The Bay Area Council, a business coalition from the…um…Bay Area, has announced that they will drop $2 million into the Repair California efforts that they have been pushing for the last few years. Their efforts to get a constitutional convention may, or may not, result in a ballot measure effort for the November 2010 election. Maybe.
Repair California, a coalition preparing two Constitutional Convention initiatives for the November 2010 ballot, will receive $2 million from its chief sponsor, the Bay Area Council.
Steven Hill, a coalition member and director of the political reform program at the New America Foundation, made the announcement a few minutes ago at a constitutional reform convention in Sacramento. It represents about half of what the group estimates it will need to run a successful initiative campaign.
Hill also outlined some of of the details of the planned initiatives, which he said will be filed with the state in the next 10 days.
The first initiative authorizes the voters to call a Constitutional Convention, an act restricted under current law to the Legislature. The second measure convenes a convention limited to the review of governance issues. Its recommended reforms would come back to voters in subsequent elections. (CoCo Times)
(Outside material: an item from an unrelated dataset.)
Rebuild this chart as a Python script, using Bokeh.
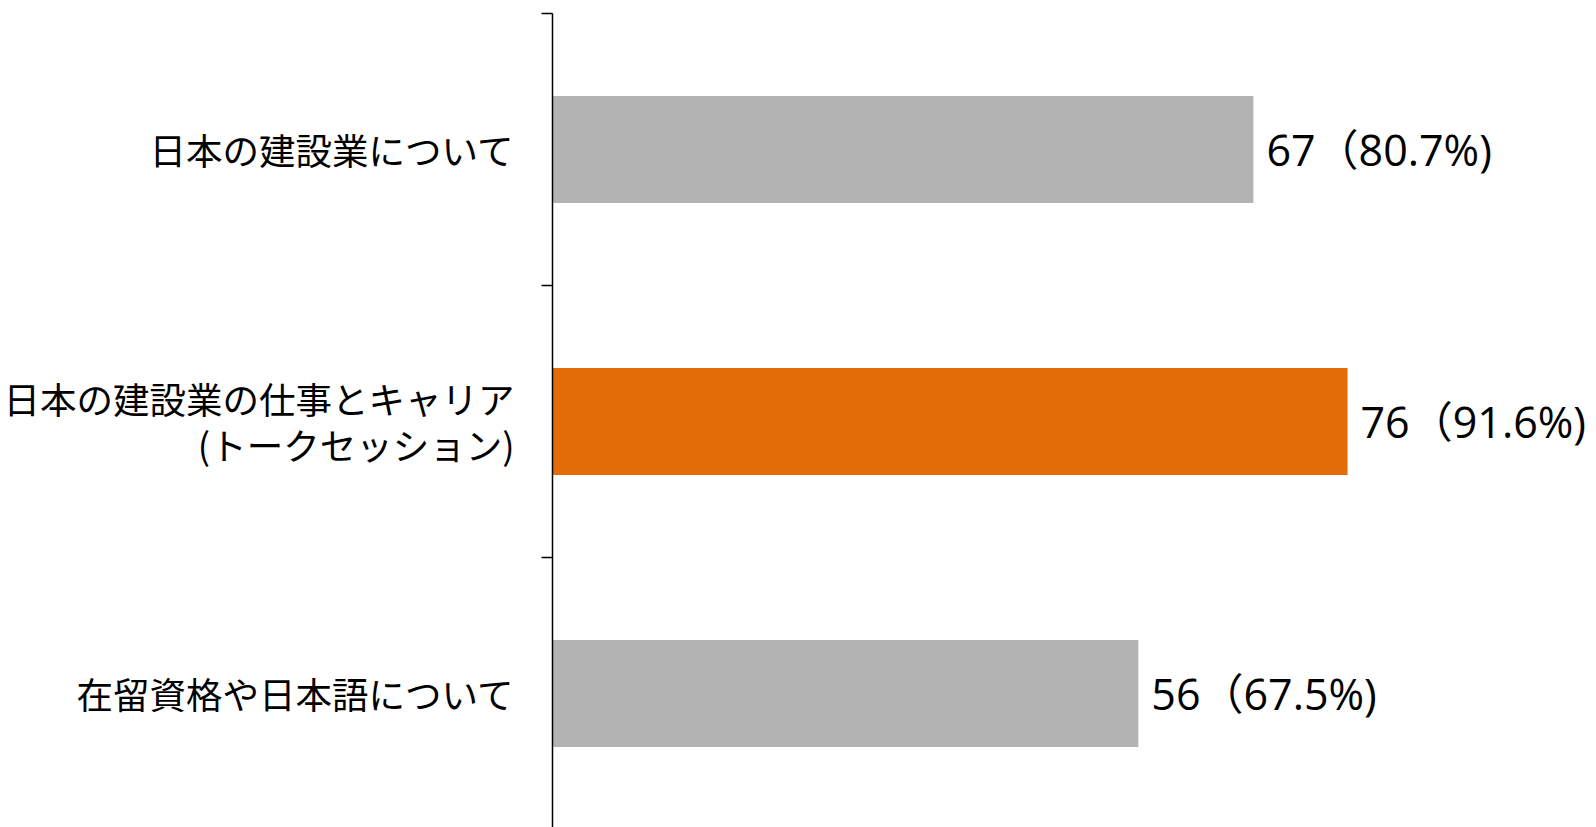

But the real question is how the delegates are allocated. And as of right now, it appears that they will be allocated at the County Supervisor level. Every county gets one, and another for each 250K of population, with some provisions made for the 1mil+ cities. If it’s a winner take all thing, where a 3-2 Republican lean appoint all of the delegates, we’re looking at a heavily Republican convention. Even if there is some proportionate representation in the bigger counties, it’s hard to see how it gets anywhere near the big Democratic advantage we see in the Legislature.
Obviously this is unacceptable. On one level, how could progressives support something with such a big thumb on the scale for conservatives. On the other, law-side, how does the BAC plan on getting around the legal precedent striking down representation based upon counties. It violates the one man-one vote principle.
There is still time to change the proposed language, but if this is the plan, I for one will not be supporting it.
Ummm, Brian, I think since 1920 the standard has been one “person” one vote.